H・K 私は推進委員会には参加せず、現在は経理課の業務に全力投球しています。参加はしていなくても、MVVに携わった経験は自身の日々の仕事に主体性と責任感をもたらしています。今回のプロジェクトに参加し、他部署の方々と交流して強く実感したのが、リーガルコーポレーションは自由闊達で、「やりたい」と強く願えば、それを実現できる会社であるということを実感しました。

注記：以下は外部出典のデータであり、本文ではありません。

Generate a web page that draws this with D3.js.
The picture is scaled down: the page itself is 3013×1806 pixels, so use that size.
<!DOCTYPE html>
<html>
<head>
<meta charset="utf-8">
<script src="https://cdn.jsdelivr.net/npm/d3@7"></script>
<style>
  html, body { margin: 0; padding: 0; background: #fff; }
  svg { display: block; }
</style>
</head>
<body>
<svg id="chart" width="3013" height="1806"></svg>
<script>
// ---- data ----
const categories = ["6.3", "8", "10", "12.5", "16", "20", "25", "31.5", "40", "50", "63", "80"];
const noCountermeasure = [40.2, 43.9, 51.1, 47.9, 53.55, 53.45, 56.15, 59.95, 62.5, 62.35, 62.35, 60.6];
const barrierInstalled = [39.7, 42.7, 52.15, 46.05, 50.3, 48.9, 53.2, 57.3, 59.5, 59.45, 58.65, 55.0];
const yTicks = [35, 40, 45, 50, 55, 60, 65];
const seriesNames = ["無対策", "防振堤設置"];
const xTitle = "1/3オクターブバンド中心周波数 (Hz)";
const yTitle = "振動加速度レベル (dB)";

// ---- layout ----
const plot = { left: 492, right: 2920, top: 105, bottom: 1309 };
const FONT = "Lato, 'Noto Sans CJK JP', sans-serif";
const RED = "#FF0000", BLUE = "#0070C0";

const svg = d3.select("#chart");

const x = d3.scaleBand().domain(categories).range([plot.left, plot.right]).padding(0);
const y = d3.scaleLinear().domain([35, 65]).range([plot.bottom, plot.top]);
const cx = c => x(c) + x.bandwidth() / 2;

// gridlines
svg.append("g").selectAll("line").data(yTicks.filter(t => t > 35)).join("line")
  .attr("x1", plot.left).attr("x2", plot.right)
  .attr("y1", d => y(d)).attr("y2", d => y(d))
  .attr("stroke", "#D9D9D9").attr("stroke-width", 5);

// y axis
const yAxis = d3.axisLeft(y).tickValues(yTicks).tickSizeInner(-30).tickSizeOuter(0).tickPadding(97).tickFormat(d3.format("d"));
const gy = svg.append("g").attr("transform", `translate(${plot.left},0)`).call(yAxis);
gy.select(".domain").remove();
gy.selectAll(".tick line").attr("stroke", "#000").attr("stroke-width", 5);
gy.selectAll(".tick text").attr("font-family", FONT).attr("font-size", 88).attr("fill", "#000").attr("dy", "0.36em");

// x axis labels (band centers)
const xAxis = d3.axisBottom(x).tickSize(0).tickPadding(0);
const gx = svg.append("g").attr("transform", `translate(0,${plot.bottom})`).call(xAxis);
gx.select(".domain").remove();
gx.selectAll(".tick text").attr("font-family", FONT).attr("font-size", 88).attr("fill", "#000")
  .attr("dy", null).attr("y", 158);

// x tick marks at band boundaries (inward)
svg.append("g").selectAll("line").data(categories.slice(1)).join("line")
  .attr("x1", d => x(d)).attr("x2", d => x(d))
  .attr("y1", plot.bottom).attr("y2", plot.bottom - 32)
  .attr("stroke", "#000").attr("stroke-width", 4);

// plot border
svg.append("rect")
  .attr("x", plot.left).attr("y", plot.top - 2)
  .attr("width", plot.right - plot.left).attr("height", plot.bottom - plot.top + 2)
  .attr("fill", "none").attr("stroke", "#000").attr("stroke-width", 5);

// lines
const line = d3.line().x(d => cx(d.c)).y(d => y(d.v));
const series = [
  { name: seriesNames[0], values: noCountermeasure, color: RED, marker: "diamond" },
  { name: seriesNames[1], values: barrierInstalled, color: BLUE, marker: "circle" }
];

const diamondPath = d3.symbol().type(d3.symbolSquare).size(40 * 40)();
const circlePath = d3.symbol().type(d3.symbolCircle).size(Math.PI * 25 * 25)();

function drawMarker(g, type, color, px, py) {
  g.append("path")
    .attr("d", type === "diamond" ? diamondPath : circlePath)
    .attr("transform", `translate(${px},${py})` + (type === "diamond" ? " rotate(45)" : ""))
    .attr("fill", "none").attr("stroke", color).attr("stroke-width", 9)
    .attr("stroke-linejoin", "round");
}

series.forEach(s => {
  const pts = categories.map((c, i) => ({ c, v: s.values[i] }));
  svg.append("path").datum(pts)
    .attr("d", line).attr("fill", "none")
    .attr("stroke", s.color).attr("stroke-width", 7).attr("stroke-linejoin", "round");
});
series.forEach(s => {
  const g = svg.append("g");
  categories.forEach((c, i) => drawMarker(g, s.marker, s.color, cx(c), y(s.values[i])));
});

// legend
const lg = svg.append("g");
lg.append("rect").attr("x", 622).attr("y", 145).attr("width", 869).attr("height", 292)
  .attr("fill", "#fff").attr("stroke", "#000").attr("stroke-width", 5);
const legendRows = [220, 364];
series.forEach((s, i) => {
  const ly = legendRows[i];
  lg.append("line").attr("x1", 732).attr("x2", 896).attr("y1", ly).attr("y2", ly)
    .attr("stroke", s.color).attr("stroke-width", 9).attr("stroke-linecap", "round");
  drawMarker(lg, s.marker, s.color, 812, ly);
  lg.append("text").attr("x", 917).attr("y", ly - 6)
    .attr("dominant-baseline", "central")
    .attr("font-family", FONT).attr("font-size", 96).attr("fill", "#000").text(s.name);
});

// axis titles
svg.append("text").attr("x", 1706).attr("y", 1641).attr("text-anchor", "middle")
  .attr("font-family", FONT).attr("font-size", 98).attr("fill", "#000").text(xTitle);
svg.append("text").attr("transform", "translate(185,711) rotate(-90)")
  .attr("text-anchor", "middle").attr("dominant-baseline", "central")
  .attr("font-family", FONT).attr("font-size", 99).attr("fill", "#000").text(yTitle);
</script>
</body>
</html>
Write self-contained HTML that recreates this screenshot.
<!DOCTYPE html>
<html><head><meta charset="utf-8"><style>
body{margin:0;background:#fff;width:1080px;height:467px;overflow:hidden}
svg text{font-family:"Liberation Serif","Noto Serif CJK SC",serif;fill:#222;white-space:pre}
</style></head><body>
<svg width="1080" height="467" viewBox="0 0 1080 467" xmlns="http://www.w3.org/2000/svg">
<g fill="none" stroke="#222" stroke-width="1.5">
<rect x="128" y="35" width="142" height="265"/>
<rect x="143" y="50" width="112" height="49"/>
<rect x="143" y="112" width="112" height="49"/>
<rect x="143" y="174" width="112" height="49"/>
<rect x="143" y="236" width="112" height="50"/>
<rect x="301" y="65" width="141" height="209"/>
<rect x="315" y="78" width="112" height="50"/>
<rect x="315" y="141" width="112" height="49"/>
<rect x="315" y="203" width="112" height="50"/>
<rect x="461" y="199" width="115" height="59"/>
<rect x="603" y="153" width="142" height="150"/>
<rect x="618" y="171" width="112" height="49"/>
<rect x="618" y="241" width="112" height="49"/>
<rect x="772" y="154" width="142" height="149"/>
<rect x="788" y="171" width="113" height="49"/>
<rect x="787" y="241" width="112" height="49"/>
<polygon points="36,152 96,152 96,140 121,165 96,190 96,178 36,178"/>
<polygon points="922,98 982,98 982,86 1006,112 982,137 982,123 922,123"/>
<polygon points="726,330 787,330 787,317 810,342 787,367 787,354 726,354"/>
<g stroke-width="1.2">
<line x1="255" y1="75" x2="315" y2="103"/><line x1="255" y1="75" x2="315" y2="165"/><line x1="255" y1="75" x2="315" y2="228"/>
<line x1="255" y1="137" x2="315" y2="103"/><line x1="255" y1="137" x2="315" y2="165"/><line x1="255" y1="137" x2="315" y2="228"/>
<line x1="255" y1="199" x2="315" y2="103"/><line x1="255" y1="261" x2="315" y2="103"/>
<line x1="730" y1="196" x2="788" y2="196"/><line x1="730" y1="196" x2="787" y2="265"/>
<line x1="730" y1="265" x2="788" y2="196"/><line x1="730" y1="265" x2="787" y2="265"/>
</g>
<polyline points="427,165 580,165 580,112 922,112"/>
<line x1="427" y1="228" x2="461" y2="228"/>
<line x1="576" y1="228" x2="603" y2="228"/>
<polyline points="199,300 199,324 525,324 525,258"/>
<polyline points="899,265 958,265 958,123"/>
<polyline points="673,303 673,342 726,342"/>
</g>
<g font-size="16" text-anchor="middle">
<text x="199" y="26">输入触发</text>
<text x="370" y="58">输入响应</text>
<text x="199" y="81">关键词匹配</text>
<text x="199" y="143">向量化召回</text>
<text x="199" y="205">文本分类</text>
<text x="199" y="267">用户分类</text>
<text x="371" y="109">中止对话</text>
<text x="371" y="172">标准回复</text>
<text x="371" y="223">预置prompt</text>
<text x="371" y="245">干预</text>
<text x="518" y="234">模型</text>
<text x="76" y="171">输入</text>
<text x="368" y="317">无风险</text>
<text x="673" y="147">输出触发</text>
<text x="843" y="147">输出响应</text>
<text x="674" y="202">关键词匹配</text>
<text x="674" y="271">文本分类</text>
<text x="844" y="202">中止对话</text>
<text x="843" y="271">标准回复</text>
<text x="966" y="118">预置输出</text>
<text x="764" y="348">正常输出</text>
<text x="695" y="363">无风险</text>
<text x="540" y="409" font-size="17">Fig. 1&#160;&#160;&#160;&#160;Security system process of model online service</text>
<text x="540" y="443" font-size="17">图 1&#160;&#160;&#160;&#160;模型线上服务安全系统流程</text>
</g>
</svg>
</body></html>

H・T 自由闊達さと挑戦を尊ぶ気風は「リーガルコーポレーションらしさ」であり、それを明文化したのがMVVであると私は考えます。だからこそ、社員たちにはもっと自由に動いてほしいですね。言いたいことは遠慮せずに口に出して構わないし、思いついたことはすぐ行動に移すべき。変化の激しい時代を乗り越えるためのイノベーションは、そんな奔放さの中から生まれるものだと思っています。当社グループの社員は優秀で真面目ですが、やや大人しい面もあるので、今後は年長者として「もっと自由に動いても大丈夫だよ」と彼らを盛り立てていきたいですし、今後も推進委員会のメンバーとして、「リーガルコーポレーションらしさ」の結晶であるMVVの浸透に力を注いでいくつもりです。